# Major differences between Minolta XG-M and X-370?



## Kristov (Mar 20, 2010)

I am currently using my Dad's XG-M for my B&W class. I also won an ebay auction for a X-370 a couple days ago. They seem to be relatively similar, but I can't seem to find any concrete differences. 

Are there any Minolta experts here? Or someone that can compare them side by side?

Thanks in advance.


The specific auction:  http://cgi.ebay.com/ws/eBayISAPI.dll?ViewItem&item=190379882101&ssPageName=STRK:MEWNX:IT


----------



## stephen (Mar 23, 2010)

The X-370 is an overall slightly more advanced camera.

The XG-M does not have all the electronics of the 370.

Some obvious differences. 

The XG-M has an exposure control knob.  The 370 does not.  You have to advance or decline the film speed to get the same effect on the 370.

ON the 370 the self-timer switch also can function as an exposure lock.  The XG-M does not have that feature.

The 370 is missing the depth of field preview button that is on the XG-M  I'm not sure there is a work around for that on the 370.

I believe the 370 will tell you not only where it suggests you move to meter to mid tone but it also tells you where your speed is set.  So you could adjust your speed without having to take your eyes off the viewfinder.  Meaning I think you get more signals inside the viewfinder from the on board electronics with the 370.  I own a 370 but have not yet shot with it.

Really, the 370 is just a slightly more sophisticated camera than the XG-M but also missing one or two items the XG-M has.  They may be a virtual draw if you line up all the ins and outs.

My XG-M seized up on me a few weeks back after my having owned it since the 80' but not used it for 16 years.  So for the first time, I sent it out to be cleaned, lubed, retimed, and repaired.  Now it's like brand new again.  I'm presently shooting with the X-700 but am adding the XG-M back into my rotation.

My guy charged me 58 bucks to do a full job on the XG-M including the repair work.


----------



## Kristov (Mar 24, 2010)

Wow, that actually has helped alot. I knew they were quite similar, but the specifics I have had a hard time nailing down. I appreciate the heads up though. 

Many thanks.


----------



## MattxMosh (Apr 3, 2010)

stephen said:


> The X-370 is an overall slightly more advanced camera.
> 
> The XG-M does not have all the electronics of the 370.
> 
> ...



I have to ask.. I'm in Massachusetts and need my XG-1 fixed, who's your guy?

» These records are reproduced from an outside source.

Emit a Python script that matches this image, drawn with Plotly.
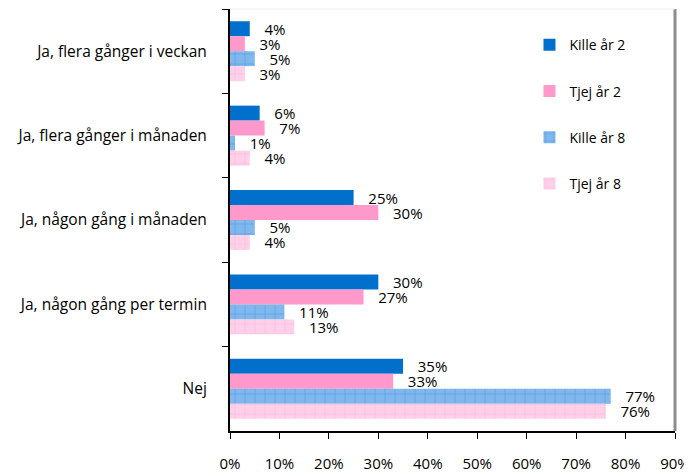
import plotly.graph_objects as go

categories = ["Ja, flera gånger i veckan", "Ja, flera gånger i månaden",
              "Ja, någon gång i månaden", "Ja, någon gång per termin", "Nej"]
series_names = ["Kille år 2", "Tjej år 2", "Kille år 8", "Tjej år 8"]
kille_ar2 = [4, 6, 25, 30, 35]
tjej_ar2 = [3, 7, 30, 27, 33]
kille_ar8 = [5, 1, 5, 11, 77]
tjej_ar8 = [3, 4, 4, 13, 76]
x_ticks = [0, 10, 20, 30, 40, 50, 60, 70, 80, 90]

FONT = "Open Sans"
FS = 15
NB = "\u00a0" * 3

styles = [
    dict(color="#0070CC"),
    dict(color="#FF99CC"),
    dict(color="#80B7EC", pattern=dict(shape="+", fgcolor="#2F80D6", bgcolor="#80B7EC",
                                        size=10, solidity=0.12, fillmode="overlay")),
    dict(color="#FFD0E8", pattern=dict(shape="+", fgcolor="#FF9FCF", bgcolor="#FFD0E8",
                                        size=10, solidity=0.12, fillmode="overlay")),
]

fig = go.Figure()
for name, vals, st in zip(series_names, [kille_ar2, tjej_ar2, kille_ar8, tjej_ar8], styles):
    fig.add_trace(go.Bar(
        y=categories, x=vals, name=name, orientation="h",
        marker=dict(line=dict(width=0), **st),
        text=[NB + f"{v}%" for v in vals], textposition="outside", constraintext="none",
        textfont=dict(family=FONT, size=FS, color="#000000"),
        cliponaxis=False, legendgroup=name,
    ))

# page body has an 8px margin: figure sits at (8, 8) in the window
fig.update_layout(
    width=684, height=468,
    margin=dict(l=222, r=17, t=1, b=45, autoexpand=False),
    paper_bgcolor="white", plot_bgcolor="white",
    barmode="group", bargap=0.29, bargroupgap=0,
    font=dict(family=FONT, size=FS, color="#000000"),
    showlegend=True,
    legend=dict(x=0.673, y=0.952, xanchor="left", yanchor="top",
                font=dict(family=FONT, size=14, color="#000000"),
                tracegroupgap=25, bgcolor="rgba(0,0,0,0)"),
    xaxis=dict(range=[0, 90], tickvals=x_ticks, ticktext=[f"{t}%" for t in x_ticks],
               showgrid=False, zeroline=False, showline=True, linecolor="#000000", linewidth=2,
               ticks="outside", ticklen=6, tickcolor="#000000", ticklabelstandoff=12,
               tickfont=dict(family=FONT, size=FS), automargin=False),
    yaxis=dict(autorange="reversed", showgrid=False, showline=True, linecolor="#000000", linewidth=2,
               ticks="outside", ticklen=6, tickcolor="#000000", tickson="boundaries",
               ticklabelstandoff=18, tickfont=dict(family=FONT, size=15.5), automargin=False),
    shapes=[
        dict(type="line", xref="paper", yref="paper", x0=1, x1=1, y0=0, y1=1,
             line=dict(color="#8C8C8C", width=3)),
        dict(type="line", xref="paper", yref="paper", x0=0, x1=1, y0=1, y1=1,
             line=dict(color="#EEEEEE", width=1)),
    ],
)

fig.write_html("out.html")
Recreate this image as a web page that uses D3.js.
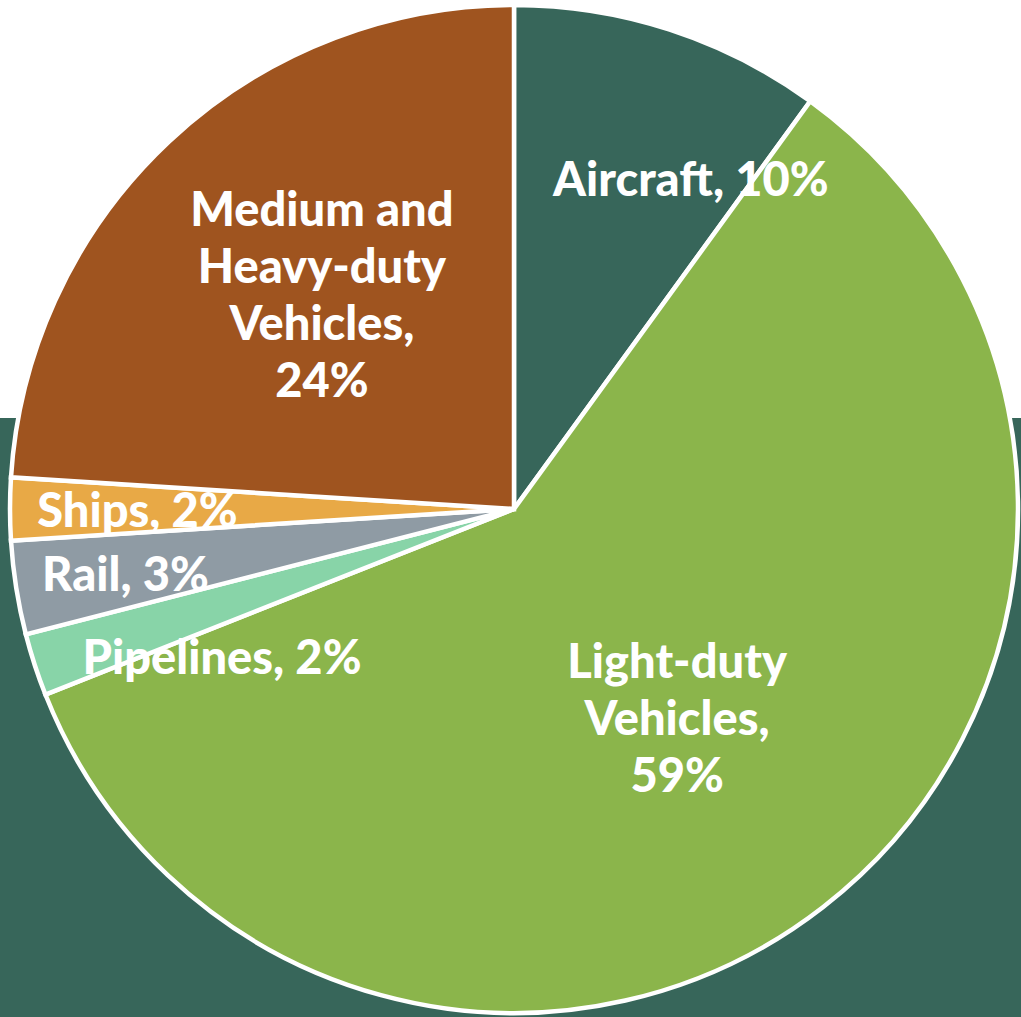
<!DOCTYPE html>
<html>
<head>
<meta charset="utf-8">
<script src="https://cdn.jsdelivr.net/npm/d3@7"></script>
<style>
  html, body { margin: 0; padding: 0; background: #ffffff; }
  svg { display: block; }
  .lbl { font-family: "Lato", "Open Sans", sans-serif; font-weight: 900; fill: #ffffff; }
</style>
</head>
<body>
<svg id="chart" width="1021" height="1017"></svg>
<script>
// Transportation energy use by mode (share of total)
const categories = ["Aircraft", "Light-duty Vehicles", "Pipelines", "Rail", "Ships", "Medium and Heavy-duty Vehicles"];
const shares = [10, 59, 2, 3, 2, 24];
const labelLines = [
  ["Aircraft, 10%"],
  ["Light-duty", "Vehicles,", "59%"],
  ["Pipelines, 2%"],
  ["Rail, 3%"],
  ["Ships, 2%"],
  ["Medium and", "Heavy-duty", "Vehicles,", "24%"]
];
const colors = ["#37665a", "#8bb54b", "#88d4a8", "#8f9ba4", "#e8a946", "#9f541f"];

// label placement: fraction of radius along the slice's mid-angle, plus nudges
const labelLayout = {
  "Aircraft": { rf: 0.686, dx: 70, dy: 0, anchor: "middle" },
  "Light-duty Vehicles": { rf: 0.528, dx: 0, dy: 0, anchor: "middle" },
  "Pipelines": { rf: 0.90, dx: 0, dy: 9, anchor: "start" },
  "Rail": { rf: 0.948, dx: 0, dy: -9, anchor: "start" },
  "Ships": { rf: 0.946, dx: 0, dy: 2, anchor: "start" },
  "Medium and Heavy-duty Vehicles": { rf: 0.58, dx: 8, dy: 0, anchor: "middle" }
};

const W = 1021, H = 1017;
const cx = 514, cy = 509, R = 504;
const fontSize = 47, lineH = 57;

const svg = d3.select("#chart");

// dark band behind the lower part of the pie
svg.append("rect")
  .attr("x", 0).attr("y", 418)
  .attr("width", W).attr("height", H - 418)
  .attr("fill", "#37665a");

const data = categories.map((c, i) => ({ name: c, value: shares[i], lines: labelLines[i], color: colors[i] }));

const pie = d3.pie().sort(null).value(d => d.value);
const arc = d3.arc().innerRadius(0).outerRadius(R);
const arcs = pie(data);

const g = svg.append("g").attr("transform", `translate(${cx},${cy})`);

g.selectAll("path.slice")
  .data(arcs)
  .join("path")
  .attr("class", "slice")
  .attr("d", arc)
  .attr("fill", d => d.data.color)
  .attr("stroke", "#ffffff")
  .attr("stroke-width", 4.5)
  .attr("stroke-linejoin", "miter");

const labels = g.selectAll("text.lbl")
  .data(arcs)
  .join("text")
  .attr("class", "lbl")
  .attr("font-size", fontSize)
  .attr("text-anchor", d => labelLayout[d.data.name].anchor)
  .attr("transform", d => {
    const L = labelLayout[d.data.name];
    const a = (d.startAngle + d.endAngle) / 2;
    const x = Math.sin(a) * R * L.rf + L.dx;
    const y = -Math.cos(a) * R * L.rf + L.dy;
    return `translate(${x},${y})`;
  });

labels.each(function(d) {
  const n = d.data.lines.length;
  const t = d3.select(this);
  d.data.lines.forEach((line, i) => {
    t.append("tspan")
      .attr("x", 0)
      .attr("y", (i - (n - 1) / 2) * lineH + fontSize * 0.34)
      .text(line);
  });
});
</script>
</body>
</html>
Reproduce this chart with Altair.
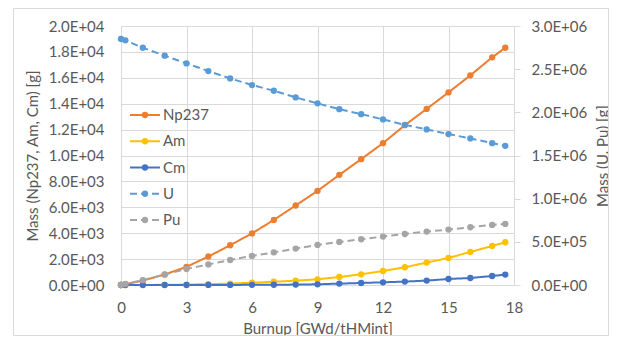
import altair as alt
import pandas as pd

burnup = [0, 0.2, 1, 2, 3, 4, 5, 6, 7, 8, 9, 10, 11, 12, 13, 14, 15, 16, 17, 17.6]
np237 = [0, 60, 340, 815, 1400, 2200, 3070, 3985, 5025, 6138, 7267, 8504, 9718, 10955, 12340, 13600, 14874, 16188, 17580, 18322]
am = [0, 0, 4, 15, 35, 65, 110, 175, 250, 335, 441, 619, 827, 1082, 1368, 1732, 2087, 2551, 3015, 3301]
cm = [0, 0, 0, 1, 2, 4, 7, 12, 20, 32, 54, 108, 155, 209, 263, 340, 464, 541, 696, 804]
u = [2849000, 2834000, 2748000, 2656000, 2567000, 2478000, 2393000, 2316000, 2250000, 2173000,
     2104000, 2037000, 1979000, 1918000, 1855000, 1802000, 1748000, 1698000, 1643000, 1612000]
pu = [0, 12000, 56000, 120000, 185500, 238000, 290000, 337000, 377000, 422000,
      464000, 499000, 530000, 561000, 591000, 619000, 642000, 669000, 696000, 707000]

series = ["Np237", "Am", "Cm", "U", "Pu"]
colors = ["#ED7D31", "#FFC000", "#4472C4", "#5B9BD5", "#A5A5A5"]
dashes = [[1, 0], [1, 0], [1, 0], [7, 4], [7, 4]]

left_ticks = list(range(0, 20001, 2000))
right_ticks = list(range(0, 3000001, 500000))
x_ticks = list(range(0, 19, 3))

def long(names, arrays):
    rows = []
    for n, arr in zip(names, arrays):
        for x, v in zip(burnup, arr):
            rows.append({"burnup": x, "mass": v, "series": n})
    return pd.DataFrame(rows)

df_left = long(["Np237", "Am", "Cm"], [np237, am, cm])
df_right = long(["U", "Pu"], [u, pu])
df_leg = pd.DataFrame({"series": series})

FONT = "Lato"
TXT = "#595959"
GRID = "#d9d9d9"

sci = ("datum.value == 0 ? '0.0E+00' : format(datum.value / pow(10, floor(log(datum.value)/LN10 + 1e-9)), '.1f')"
       " + 'E+' + (floor(log(datum.value)/LN10 + 1e-9) < 10 ? '0' : '') + floor(log(datum.value)/LN10 + 1e-9)")

color = alt.Color("series:N", scale=alt.Scale(domain=series, range=colors), legend=None)
dash = alt.StrokeDash("series:N", scale=alt.Scale(domain=series, range=dashes), legend=None)

xenc = alt.X("burnup:Q", scale=alt.Scale(domain=[0, 18], nice=False),
             axis=alt.Axis(values=x_ticks, title="Burnup [GWd/tHMint]", grid=True, gridColor=GRID,
                           domain=False, ticks=False, labelPadding=15, titlePadding=6))

left = alt.Chart(df_left).mark_line(strokeWidth=2, point=alt.OverlayMarkDef(size=40, filled=True, opacity=1)).encode(
    x=xenc,
    y=alt.Y("mass:Q", scale=alt.Scale(domain=[0, 20000], nice=False),
            axis=alt.Axis(values=left_ticks, labelExpr=sci, title="Mass (Np237, Am, Cm) [g]", grid=True,
                          gridColor=GRID, domain=False, ticks=False, labelPadding=17, titlePadding=8,
                          orient="left")),
    color=color, strokeDash=dash, detail="series:N")

right = alt.Chart(df_right).mark_line(strokeWidth=2, point=alt.OverlayMarkDef(size=40, filled=True, opacity=1)).encode(
    x=alt.X("burnup:Q", scale=alt.Scale(domain=[0, 18], nice=False)),
    y=alt.Y("mass:Q", scale=alt.Scale(domain=[0, 3000000], nice=False),
            axis=alt.Axis(values=right_ticks, labelExpr=sci, title="Mass (U, Pu) [g]", grid=False,
                          domain=True, domainColor=GRID, ticks=True, tickColor=GRID, tickSize=6,
                          labelPadding=11, orient="right", titleAngle=270,
                          titleX=88, titleY=129.5, titleAlign="center", titleBaseline="middle")),
    color=color, strokeDash=dash, detail="series:N")

ly = alt.Y("series:N", scale=alt.Scale(type="point", domain=series, range=[89, 194], padding=0), axis=None)
leg_line = alt.Chart(df_leg).mark_rule(strokeWidth=2).encode(
    x=alt.value(9), x2=alt.value(39), y=ly, color=color, strokeDash=dash)
leg_pt = alt.Chart(df_leg).mark_point(size=40, filled=True, opacity=1).encode(
    x=alt.value(24), y=ly, color=color)
leg_txt = alt.Chart(df_leg).mark_text(align="left", baseline="middle", font=FONT, fontSize=15, color=TXT).encode(
    x=alt.value(42), y=ly, text="series:N")
legend = alt.layer(leg_line, leg_pt, leg_txt)

frame = alt.Chart(pd.DataFrame({"a": [0]})).mark_rect(fill=None, stroke=GRID, strokeWidth=1).encode(
    x=alt.value(-107.5), x2=alt.value(487.5), y=alt.value(-17.5), y2=alt.value(309.5))

chart = alt.layer(frame, left, right, legend).resolve_scale(y="independent").properties(
    width=393, height=259,
    autosize=alt.AutoSizeParams(type="none"),
    padding={"left": 113, "top": 18, "right": 95, "bottom": 51},
).configure_view(stroke=None).configure_axis(
    labelFont=FONT, labelFontSize=15, labelColor=TXT, labelFlush=False,
    titleFont=FONT, titleFontSize=15, titleColor=TXT, titleFontWeight="normal",
)

chart.save("out.html", embed_options={"renderer": "svg", "actions": False})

Also, that was a pretty good deal on that X-370.


----------



## Early (Apr 9, 2010)

stephen said:


> The X-370 is an overall slightly more advanced camera.
> 
> The XG-M does not have all the electronics of the 370.


I never handled the X-370, and I'm curious to find out if it had true metered manual.  I know both the XG-M and the X-570 had it which is why I always preferred them over the X-700.


----------



## stephen (Apr 9, 2010)

I'm using a place called Garry's camera on-line.  Garry's Camera Repair  They have done great work for me.


----------



## Kendustin (May 11, 2010)

I think it's better to have deal with Minolta X-700 or an X-570 rather than going for X-370 as they both seems far better in built than X-370, which is a highly cost reduced version of the X-570. And XG-M are really hard to get repaired.


----------



## christopher walrath (May 12, 2010)

MattxMosh said:


> I have to ask.. I'm in Massachusetts and need my XG-1 fixed, who's your guy?
> 
> 
> Also, that was a pretty good deal on that X-370.


 

What is your defect on the XG-1?  I know some tricks and have fixed a few bums on the last few years just by folling around.  They were paper weights if I didn't.

What is it doing/ not doing that requires attention?


----------